High Court of New Zealand

Auckland

 Jagose J

26 – 28 March, 18 April 2018

[2018] NZHC 709

Registered design – spa pool cabinet – whether defendants models infringed – assessment of novelty – Designs Act 1953 (NZ) ss 2, 5(2), 11(2)

Facts:

The plaintiff (“Watkins”) was owner of a New Zealand registered design for a spa pool cabinet.  Watkins alleged that the importation, advertising, offering to sell and sale of three models of Prestige’s spa pools infringed the registered design.  Prestige admitted importation, advertising and offering for sale but denied sale and infringement.  The trial proceeded on liability only. 

Held (finding liability)

  1. From the statement of novelty and the representations in the design, the features of appearance of the spa pool cabinet were:

(a)       comprised of a few horizontal planks, narrowly spaced vertically apart;

(b)       joined at each of its four corners by a separate full height stout leg, of a material different from the cabinet, enclosing the abutting cabinet side ends in curved and chamfered dimensions tapering toward its base;

(c)       with some indeterminate device high on the centre of each of those legs and at the internal extremities of each side of a high and deep angled recessed container base;

(d)       together offering an illusion the contained spa pool's bulk was supported by the legs, rather than the base.
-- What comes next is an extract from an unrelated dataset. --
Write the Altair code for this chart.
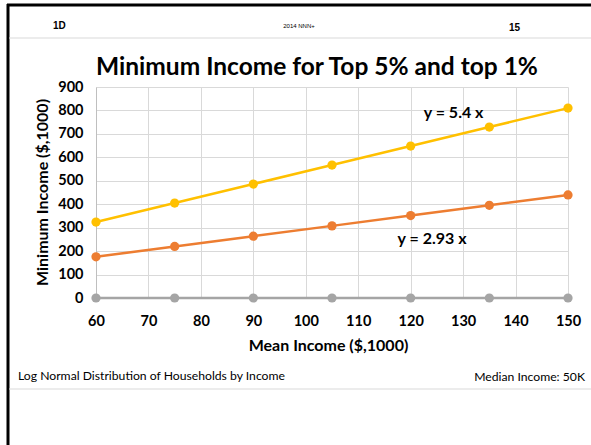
import altair as alt
import pandas as pd

mean_income = [60, 75, 90, 105, 120, 135, 150]
top5 = [324, 405, 486, 567, 648, 729, 810]
top1 = [175.8, 219.75, 263.7, 307.65, 351.6, 395.55, 439.5]
zero_line = [0, 0, 0, 0, 0, 0, 0]
series_names = ["Top 5%", "Top 1%", "Zero"]
series_colors = ["#FFC000", "#ED7D31", "#A5A5A5"]

rows = []
for name, vals in zip(series_names, [top5, top1, zero_line]):
    for x, y in zip(mean_income, vals):
        rows.append({"series": name, "x": x, "y": y})
df = pd.DataFrame(rows)

FONT = "Lato"
W, H = 472, 211

xs = alt.X("x:Q", scale=alt.Scale(domain=[60, 150], nice=False),
           axis=alt.Axis(values=list(range(60, 151, 10)), title="Mean Income ($,1000)",
                         grid=True, gridColor="#D9D9D9", domain=False, ticks=False,
                         labelPadding=16, labelFontSize=14.5, labelFontWeight="bold",
                         labelFont=FONT, labelColor="#000000", labelOverlap=False,
                         labelFlush=False,
                         titleFont=FONT, titleFontSize=16, titleFontWeight="bold",
                         titleColor="#000000", titleX=232, titleY=47,
                         titleBaseline="middle", titleAlign="center"))
ys = alt.Y("y:Q", scale=alt.Scale(domain=[0, 900], nice=False),
           axis=alt.Axis(values=list(range(0, 901, 100)), title="Minimum Income ($,1000)",
                         grid=True, gridColor="#D9D9D9", domain=True, domainColor="#BFBFBF",
                         ticks=False, labelPadding=13, labelFontSize=14.5,
                         labelFontWeight="bold", labelFont=FONT, labelColor="#000000",
                         labelOverlap=False, labelFlush=False, labelBound=False,
                         titleFont=FONT, titleFontSize=16, titleFontWeight="bold",
                         titleColor="#000000", titleX=-54, titleY=105, titleAngle=-90,
                         titleAlign="center", titleBaseline="middle"))
color = alt.Color("series:N", scale=alt.Scale(domain=series_names, range=series_colors),
                  legend=None)

lines = alt.Chart(df).mark_line(strokeWidth=2.5).encode(x=xs, y=ys, color=color, detail="series:N")
points = alt.Chart(df).mark_point(filled=True, size=85, opacity=1).encode(
    x=xs, y=ys, color=color)

ann_df = pd.DataFrame({"x": [122.5, 117.5], "y": [789, 250], "t": ["y = 5.4 x", "y = 2.93 x"]})
ann = alt.Chart(ann_df).mark_text(font=FONT, fontSize=16, fontWeight="bold", align="left",
                                  baseline="middle", color="#000000").encode(
    x=xs, y=ys, text="t:N")

def txt(s, x, y, size, weight="normal", align="left", font=FONT):
    return alt.Chart(pd.DataFrame({"t": [s]})).mark_text(
        font=font, fontSize=size, fontWeight=weight, align=align, baseline="middle",
        color="#000000").encode(x=alt.value(x), y=alt.value(y), text="t:N")

title = txt("Minimum Income for Top 5% and top 1%", 221, -19, 24.5, "bold", "center")
h1 = txt("1D", -43, -61, 10, "bold", "left", "Liberation Sans")
h2 = txt("2014 NNN+", 203, -61, 6, "normal", "center", "Liberation Sans")
h3 = txt("15", 413, -59, 10, "bold", "left", "Liberation Sans")
f1 = txt("Log Normal Distribution of Households by Income", -78, 289, 12.2, "normal", "left")
f2 = txt("Median Income: 50K", 489, 290, 12.2, "normal", "right")

def rule(x1, x2, y1, y2, color, w):
    return alt.Chart(pd.DataFrame({"a": [0]})).mark_rule(color=color, strokeWidth=w).encode(
        x=alt.value(x1), x2=alt.value(x2), y=alt.value(y1), y2=alt.value(y2))

frame_left = rule(-88, -88, -83, 358, "#000000", 3)
frame_top = rule(-89, 495, -82, -82, "#000000", 3)
gray_top = rule(-87, 495, -49, -49, "#D9D9D9", 1)
gray_bot = rule(-87, 495, 302, 302, "#D9D9D9", 1)

chart = alt.layer(lines, points, ann, title, h1, h2, h3, f1, f2,
                  frame_left, frame_top, gray_top, gray_bot).properties(
    width=W, height=H,
    padding={"left": 96, "top": 87, "right": 23, "bottom": 147},
    autosize=alt.AutoSizeParams(type="none"),
    background="#FFFFFF",
).configure_view(stroke=None)

chart.save("out.html", embed_options={"renderer": "svg", "actions": False})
UPL Group Ltd v Dux Engineers Ltd [1989] 3 NZLR 135 (CA); (1988) 13 IPR 15 applied

  1.  The Watkins product affirmed the product’s commercial embodiment of the design representations [35].
  2.  The inspection of Prestige’s model SR805A gave the same impression as the design representations [36].  While the central columns were likely required by the Prestige model’s need for weight distribution, there was no evidence that this necessitated their shape or configuration.  The central columns of the registered design were not dictated solely by the function which the article to be made in that shape or configuration had to perform.  Even having regard for the Prestige model’s additional central columns, they were not sufficiently distinct from its recessed base to affect the illusion of the cabinet being supported by its corner legs.  The corner leg was the design’s conceit, rather than its reality [37].


 

  1.          Prestige’s three models infringed as articles to which a design not substantially different from the registered design had been applied [39].